In the absence of a name, the man came to be called Bijon, after the flyover. He gradually accepted medicines, food, hygiene care and counselling and slowly regained his memory. He remembered his real name, Mohammed Asif Iqbal, and that he once lived in his maternal uncle’s home in Rajabazar. A visit to his home revealed Bijon’s melancholic past. He lost his mother at an early age and was abandoned by his father, who left him in his uncle’s home. Uncared for, he befriended some boys who initiated him into hard drugs. This aggravated his mental health distress. He was beaten and berated by neighbours and family members, and once arrested by the police.
When I met him some months later, I found Bijon clean, shaven and calm. He still lived under the flyover as he was unwilling to return home. His memories of the abuse and neglect still haunt him. But he had grown to like and trust his new friends Swapan, Sunil Babu and Kanan Mashi (or aunt, as he called the tea-seller). The afternoon I met him, I found him sitting with them between their stalls. He told me he was waiting for another friend. This friend turned out to be Anirban, a volunteer with Ishwari Sankalpa and an employee at an information technology company nearby who visited him during his lunch break every day. Anirban arrived soon after, with a packed box of biryani he had brought to share with Bijon.
I met another caregiver, 18-year-old Sanjay who sold tea by the pavement in the commercial area of Dhakuria. A middle-aged mentally-ill man roamed his pavement and Sanjay agreed to give him medicines with his tea twice a day. As the man recovered, he refused to return to his home. Sanjay spoke with an acquaintance who hired out cycle-rickshaws and asked him to rent one out to Bapida, as he called his new friend. The rickshaw owner was sceptical. What if he damaged the rickshaw? But the owner came around when Sanjay stood guarantee for Bapida, and mollified him for early damages to the rickshaw. In time, Bapida settled down. He drinks tea with Sanjay, and sleeps on the pavement near his hand-cart at night. I spoke with Sanjay as he poured steaming tea into cups and expertly handed them around to his customers. I asked him why he did what he did. He smiled a little, then only said, “Bhalo lage.” (I like doing this).
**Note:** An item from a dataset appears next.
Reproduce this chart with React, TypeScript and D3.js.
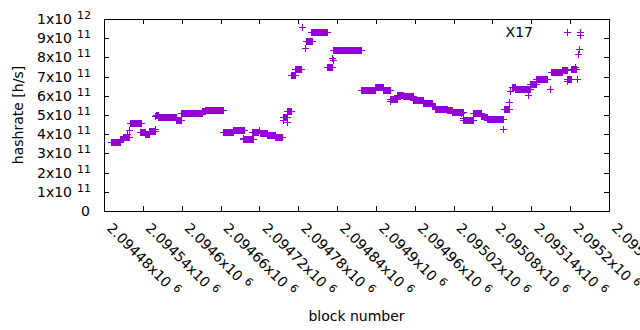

I recall Mother Teresa’s words: “Not all of us can do great things. But all of us can do small things with great love.”
Hierarchy of patriotism
Our soldiers love their country. I will not take that away from them. But surely Mohammed Nihal, Sunil and Sanjay love their country no less. I fight against this hierarchy of patriotism that privileges the soldier in an olive green uniform above all others. I can wear a khaki uniform of a policeperson instead, or the white coat of a doctor or a nurse, or the black robe of a lawyer, or the proverbial jhola of the activist, or I can wear no uniform at all. I can be a student who rousingly calls for true equality and azadi for all, I can be a woman who fights violence inside my home and outside it, I can be a man who travels hundreds of kilometres every year in search of back-breaking work so that my children can eat and study, spared the life to which I was condemned. All of these and a million others love their country in their own way. Who can tell them that the only true – or at least the purest – way to love your country is to wear a green uniform and pick up a gun?